Exercise => Print word for word the first line of the listing below and every line after it, through the line with "0.132, 0.155, 0.169]". Leave out the pictures and the rest.

Recorded information =>
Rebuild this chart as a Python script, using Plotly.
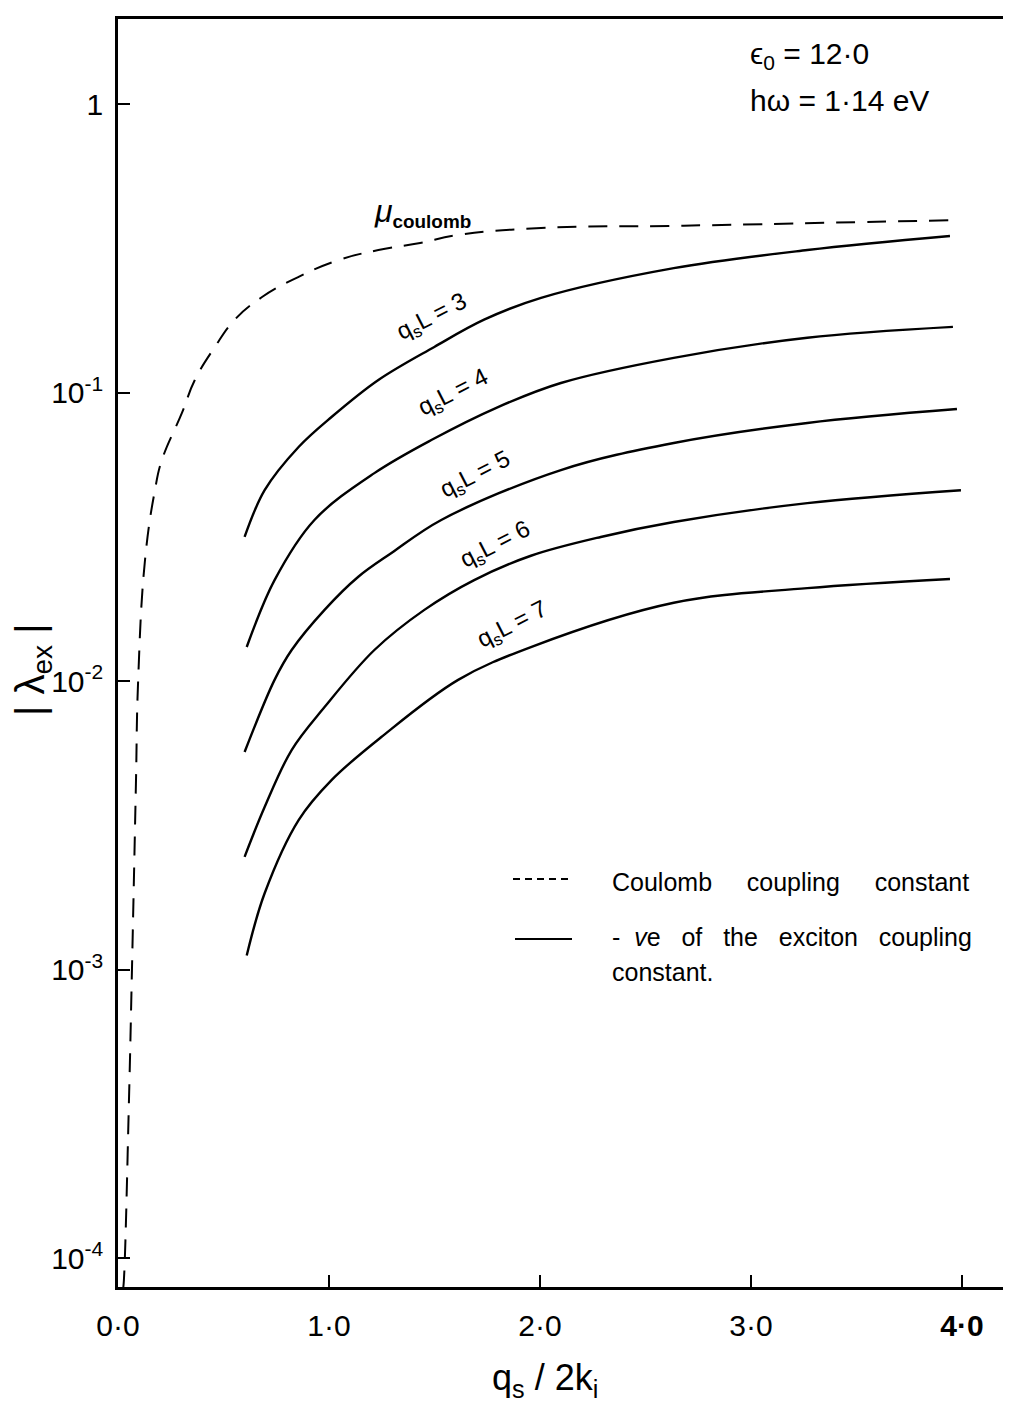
import plotly.graph_objects as go

# ---- data ----
coulomb_x = [0.024, 0.028, 0.052, 0.066, 0.085, 0.095, 0.128, 0.175, 0.208, 0.303, 0.364,
             0.459, 0.553, 0.681, 0.856, 1.045, 1.234, 1.432, 1.612, 2.005, 2.681, 3.943]
coulomb_y = [7.8e-5, 8.4e-5, 3.53e-4, 9.9e-4, 4.43e-3, 9.85e-3, 0.0263, 0.0459, 0.0584, 0.085, 0.1106,
             0.144, 0.179, 0.214, 0.252, 0.288, 0.312, 0.330, 0.352, 0.372, 0.379, 0.396]

qsL3_x = [0.600, 0.695, 0.856, 1.012, 1.234, 1.499, 1.735, 2.005, 2.634, 3.267, 3.943]
qsL3_y = [0.0316, 0.0459, 0.0648, 0.0823, 0.1106, 0.144, 0.179, 0.213, 0.270, 0.312, 0.349]

qsL4_x = [0.610, 0.742, 0.931, 1.215, 1.485, 1.801, 2.099, 2.634, 3.267, 3.957]
qsL4_y = [0.01313, 0.0224, 0.0362, 0.0526, 0.0685, 0.0891, 0.108, 0.132, 0.155, 0.169]

qsL5_x = [0.600, 0.742, 0.823, 0.979, 1.139, 1.296, 1.532, 2.099, 2.634, 3.267, 3.976]
qsL5_y = [0.00568, 0.0101, 0.01282, 0.01766, 0.0230, 0.0278, 0.0362, 0.0539, 0.0669, 0.0785, 0.0877]

qsL6_x = [0.600, 0.695, 0.823, 0.979, 1.215, 1.452, 1.688, 1.957, 2.288, 2.634, 3.267, 3.995]
qsL6_y = [0.00246, 0.00366, 0.00577, 0.00813, 0.01282, 0.01766, 0.0224, 0.0272, 0.0316,
          0.0356, 0.0414, 0.0459]

qsL7_x = [0.610, 0.695, 0.856, 1.012, 1.248, 1.612, 1.957, 2.634, 3.267, 3.943]
qsL7_y = [0.00112, 0.00184, 0.00330, 0.00454, 0.0064, 0.0101, 0.01313, 0.0187, 0.0210, 0.0226]

x_tickvals = [0, 1, 2, 3, 4]
x_ticktext = ["0·0", "1·0", "2·0", "3·0", "<b>4·0</b>"]
y_tickvals = [1, 0.1, 0.01, 0.001, 0.0001]
y_ticktext = ["1", "10<sup>-1</sup>", "10<sup>-2</sup>", "10<sup>-3</sup>", "10<sup>-4</sup>"]

curve_labels = ["3", "4", "5", "6", "7"]

FONT = "Liberation Sans"

# page body has an 8px margin: compensate so the plot lands where the reference has it
OFF = 8
W, H = 1011 - OFF, 1412 - 2 * OFF
L_M, T_M = 118 - OFF, 19 - OFF
B_M = (OFF + H) - 1287
PLOT_W = W - L_M
PLOT_H = H - T_M - B_M

fig = go.Figure()
fig.add_trace(go.Scatter(x=coulomb_x, y=coulomb_y, mode="lines",
                         line=dict(color="black", width=2, dash="19px,12px", shape="spline", smoothing=1.2),
                         showlegend=False, hoverinfo="skip"))
for xs, ys in [(qsL3_x, qsL3_y), (qsL4_x, qsL4_y), (qsL5_x, qsL5_y), (qsL6_x, qsL6_y), (qsL7_x, qsL7_y)]:
    fig.add_trace(go.Scatter(x=xs, y=ys, mode="lines",
                             line=dict(color="black", width=2.4, shape="spline", smoothing=1.0),
                             showlegend=False, hoverinfo="skip"))

fig.update_layout(
    width=W, height=H,
    margin=dict(l=L_M, r=0, t=T_M, b=B_M, pad=0),
    paper_bgcolor="white", plot_bgcolor="white",
    font=dict(family=FONT, color="black"),
    showlegend=False,
)
fig.update_xaxes(range=[0, PLOT_W / 211.0], showgrid=False, zeroline=False,
                 showline=True, linecolor="black", linewidth=2.5, mirror=True,
                 ticks="inside", ticklen=12, tickwidth=1.5, tickcolor="black",
                 tickvals=x_tickvals, ticktext=x_ticktext, ticklabelstandoff=10,
                 tickfont=dict(size=30, family=FONT))
fig.update_yaxes(type="log", range=[-4.10, 0.295], showgrid=False, zeroline=False,
                 showline=True, linecolor="black", linewidth=2.5,
                 ticks="inside", ticklen=12, tickwidth=1.5, tickcolor="black",
                 tickvals=y_tickvals, ticktext=y_ticktext, ticklabelstandoff=6,
                 tickfont=dict(size=30, family=FONT))


def px2paper(px, py):
    return (px - 118) / float(PLOT_W), (1287 - py) / float(PLOT_H)


ann = []
label_pos = [(432, 318), (453, 393), (475, 475), (495, 545), (512, 625)]
for lab, (px, py) in zip(curve_labels, label_pos):
    xp, yp = px2paper(px, py)
    ann.append(dict(x=xp, y=yp, xref="paper", yref="paper", showarrow=False,
                    xanchor="center", yanchor="middle",
                    text=f"q<sub>s</sub>L = {lab}", textangle=-27,
                    font=dict(size=24, family=FONT)))
xp, yp = px2paper(422, 212)
ann.append(dict(x=xp, y=yp, xref="paper", yref="paper", showarrow=False,
                xanchor="center", yanchor="middle",
                text="<i><span style='font-size:32px'>μ</span></i><sub><b>coulomb</b></sub>",
                font=dict(size=27, family=FONT)))
xp, yp = px2paper(748, 55)
ann.append(dict(x=xp, y=yp, xref="paper", yref="paper", showarrow=False,
                xanchor="left", yanchor="middle",
                text="ϵ<sub>0</sub> = 12·0", font=dict(size=30, family=FONT)))
xp, yp = px2paper(748, 100)
ann.append(dict(x=xp, y=yp, xref="paper", yref="paper", showarrow=False,
                xanchor="left", yanchor="middle",
                text="hω = 1·14 eV", font=dict(size=30, family=FONT)))
for txt, py in [("Coulomb     coupling     constant", 882),
                ("-  <i>v</i>e   of   the   exciton   coupling", 937),
                ("constant.", 972)]:
    xp, yp = px2paper(610, py)
    ann.append(dict(x=xp, y=yp, xref="paper", yref="paper", showarrow=False,
                    xanchor="left", yanchor="middle",
                    text=txt, font=dict(size=25, family=FONT)))
xp, yp = px2paper(545, 1380)
ann.append(dict(x=xp, y=yp, xref="paper", yref="paper", showarrow=False,
                xanchor="center", yanchor="middle",
                text="q<sub>s</sub> / 2k<sub>i</sub>", font=dict(size=36, family=FONT)))
xp, yp = px2paper(33, 670)
ann.append(dict(x=xp, y=yp, xref="paper", yref="paper", showarrow=False, textangle=-90,
                xanchor="center", yanchor="middle",
                text="| λ<sub>ex</sub> |", font=dict(size=40, family=FONT)))
fig.update_layout(annotations=ann)

x0, y0 = px2paper(513, 879)
x1, _ = px2paper(570, 879)
fig.add_shape(type="line", xref="paper", yref="paper", x0=x0, x1=x1, y0=y0, y1=y0,
              line=dict(color="black", width=2, dash="7px,5px"))
x0, y0 = px2paper(515, 939)
x1, _ = px2paper(572, 939)
fig.add_shape(type="line", xref="paper", yref="paper", x0=x0, x1=x1, y0=y0, y1=y0,
              line=dict(color="black", width=2))

fig.write_html("out.html")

Response =>
Rebuild this chart as a Python script, using Plotly.
import plotly.graph_objects as go

# ---- data ----
coulomb_x = [0.024, 0.028, 0.052, 0.066, 0.085, 0.095, 0.128, 0.175, 0.208, 0.303, 0.364,
             0.459, 0.553, 0.681, 0.856, 1.045, 1.234, 1.432, 1.612, 2.005, 2.681, 3.943]
coulomb_y = [7.8e-5, 8.4e-5, 3.53e-4, 9.9e-4, 4.43e-3, 9.85e-3, 0.0263, 0.0459, 0.0584, 0.085, 0.1106,
             0.144, 0.179, 0.214, 0.252, 0.288, 0.312, 0.330, 0.352, 0.372, 0.379, 0.396]

qsL3_x = [0.600, 0.695, 0.856, 1.012, 1.234, 1.499, 1.735, 2.005, 2.634, 3.267, 3.943]
qsL3_y = [0.0316, 0.0459, 0.0648, 0.0823, 0.1106, 0.144, 0.179, 0.213, 0.270, 0.312, 0.349]

qsL4_x = [0.610, 0.742, 0.931, 1.215, 1.485, 1.801, 2.099, 2.634, 3.267, 3.957]
qsL4_y = [0.01313, 0.0224, 0.0362, 0.0526, 0.0685, 0.0891, 0.108, 0.132, 0.155, 0.169]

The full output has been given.